En los albores del siglo XIX, en los mentideros de la corte española se susurraba y se especulaba acerca de la existencia de un retrato firmado por don Francisco de Goya que reflejaba la figura de una gitanilla recostada sobre un diván. Hubo algunos, incluso, que aseguraron haber visto una réplica de aquélla, pero completamente desnuda. Sea como fuere, la existencia de dichas obras se mantenía en estricto secreto debido a que la identidad de la descastada modelo no era otra que la de una dama noble.
González de Sepúlveda sería el primero que en noviembre de 1800, después de haber visitado el palacio de Godoy, se atrevió a comentar públicamente la existencia de «la gitanilla desnuda». Al parecer, el príncipe de la Paz la escondía de las curiosas miradas en un gabinete apartado y junto a otros desnudos de su colección, entre los que se podía admirar la Venus de Velázquez.
Cuando ocho años después el ejército de Napoleón invadió España con la intención de desposeerla de monarquía y gobierno, también quiso expoliarla del arte de cada una de las iglesias, conventos y palacios que a su paso encontró. La casa de Godoy en Aranjuez fue una de las primeras en ser vilipendiadas. Frederic Quiliet, el hombre encargado por Napoleón de inventariar las obras de arte incautadas, fue el primero en desvelar la existencia de no una, sino dos «gitanas», hoy conocidas como la Maja desnuda y la Maja vestida, entre los bienes confiscados. Fue entonces cuando la Inquisición, los nobles y los insatisfechos curiosos comenzaron a conjeturar sobre la verdadera identidad de la retratada.
De nuevo, en 1813, en el inventario que Fernando VII encargó a su regreso a España sobre los bienes que le fueron incautados, las dos «gitanillas» aparecieron de nuevo como confiscadas, pero nadie llegó a describirlas con exactitud.
En marzo de 1815, el Tribunal de la Santa Inquisición incautó «la desnuda» por considerarla obscena, y se abrió una investigación acusatoria hacia don Francisco de Goya. El entonces cardenal don Luis María de Borbón y Vallabriga, hermano de la condesa de Chinchón, consiguió por afecto al pintor que el caso se archivase para no despertar jamás.

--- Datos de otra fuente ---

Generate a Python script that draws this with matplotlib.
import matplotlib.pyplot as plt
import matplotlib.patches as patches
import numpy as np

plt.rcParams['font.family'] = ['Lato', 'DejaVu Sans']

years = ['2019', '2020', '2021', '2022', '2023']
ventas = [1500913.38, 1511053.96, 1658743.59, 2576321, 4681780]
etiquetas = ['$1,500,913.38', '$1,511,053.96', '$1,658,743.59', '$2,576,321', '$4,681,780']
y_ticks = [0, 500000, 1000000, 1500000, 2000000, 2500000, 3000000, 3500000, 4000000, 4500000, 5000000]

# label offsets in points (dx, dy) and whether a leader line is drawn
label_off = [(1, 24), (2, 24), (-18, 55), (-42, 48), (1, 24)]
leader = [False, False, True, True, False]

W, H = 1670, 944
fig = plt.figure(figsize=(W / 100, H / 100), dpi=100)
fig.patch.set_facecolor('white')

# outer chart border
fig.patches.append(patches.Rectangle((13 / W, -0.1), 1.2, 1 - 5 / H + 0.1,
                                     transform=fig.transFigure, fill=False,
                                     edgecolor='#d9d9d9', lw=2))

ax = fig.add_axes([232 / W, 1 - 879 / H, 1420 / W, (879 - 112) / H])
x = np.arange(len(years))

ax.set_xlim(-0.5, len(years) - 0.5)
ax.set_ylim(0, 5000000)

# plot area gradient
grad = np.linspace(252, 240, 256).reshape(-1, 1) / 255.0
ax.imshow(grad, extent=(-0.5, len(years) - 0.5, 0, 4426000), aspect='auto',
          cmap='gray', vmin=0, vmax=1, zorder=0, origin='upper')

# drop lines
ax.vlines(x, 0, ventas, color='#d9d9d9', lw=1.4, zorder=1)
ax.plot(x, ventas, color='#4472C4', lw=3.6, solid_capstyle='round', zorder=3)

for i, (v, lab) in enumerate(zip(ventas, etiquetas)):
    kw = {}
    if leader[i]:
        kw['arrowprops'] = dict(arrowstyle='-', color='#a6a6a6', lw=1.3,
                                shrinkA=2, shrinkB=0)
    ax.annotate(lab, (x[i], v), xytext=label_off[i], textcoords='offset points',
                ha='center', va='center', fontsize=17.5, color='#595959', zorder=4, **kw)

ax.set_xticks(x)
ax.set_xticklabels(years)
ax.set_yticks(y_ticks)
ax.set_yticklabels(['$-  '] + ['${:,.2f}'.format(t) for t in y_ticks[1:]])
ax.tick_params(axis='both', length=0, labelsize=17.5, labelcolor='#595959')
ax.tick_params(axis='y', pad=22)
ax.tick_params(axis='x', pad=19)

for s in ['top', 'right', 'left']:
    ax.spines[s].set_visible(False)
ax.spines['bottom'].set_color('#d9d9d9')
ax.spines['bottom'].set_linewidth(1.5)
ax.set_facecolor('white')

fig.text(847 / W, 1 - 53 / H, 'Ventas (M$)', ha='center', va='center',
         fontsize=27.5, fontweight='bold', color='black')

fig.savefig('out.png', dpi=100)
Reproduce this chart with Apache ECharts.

A partir de entonces nadie volvió a preocuparse por quién podía ser la retratada, hasta que treinta y dos años después, otro francés, Louis Viardot, en su obra de 1845 Les musées d’Espagne, planteó la posibilidad de que la retratada fuese la decimotercera duquesa de Alba. No sería de extrañar, dado el cariño que el pintor le profesaba y la amistad que mantuvo con ella, pero, como siempre ocurre, aquella tesis tuvo detractores.
El máximo opositor de tal argumento fue Charles Yriarte, que al escribir la primera biografía de Goya desestimó totalmente esta hipótesis argumentando que Cayetana de Alba contaba en 1800 con cuarenta años cumplidos, y la lozanía de la mujer pintada daba a entender que la retratada debía, por fuerza, ser mucho más joven.
Por otro lado, Pedro Madrazo había comentado a algunos conocidos que la Maja desnuda podría ser un retrato de Pepita Tudó, la amante de Godoy.
Lo cierto es que tanto la Maja desnuda como la «vestida» permanecieron escondidas durante todo el siglo XIX en la Real Academia de Bellas Artes de San Fernando de Madrid hasta que, en 1901, el Museo del Prado las sacó a la luz para exponerlas por primera vez.
A mediados del siglo XX, el propio duque de Alba, Jacobo Fitz-James Stuart, decidió exhumar el cadáver de su antepasada, dice la leyenda que para comprobar si su estructura ósea podía corresponder con la de la Maja desnuda. El dictamen que obtuvo sigue siendo un secreto.
Fuera cual fuese el nombre con que Goya quiso bautizarlas —las Gitanas, las Majas o las Venus, como las denominó en una ocasión Javier, el hijo del maestro—, éstas hoy penden de las paredes del Museo del Prado, una junto a la otra y no superpuestas como algunos estudiosos conjeturaron que en su día estuvieron colocadas para que la vestida ocultara a la desnuda.
En este preciso instante en que usted está leyendo estas líneas, las más seductoras musas de Goya permanecen sin temor a que las juzguen embaucando a los miles de admiradores que, sentados en el banco del museo, sueñan con sus caprichos.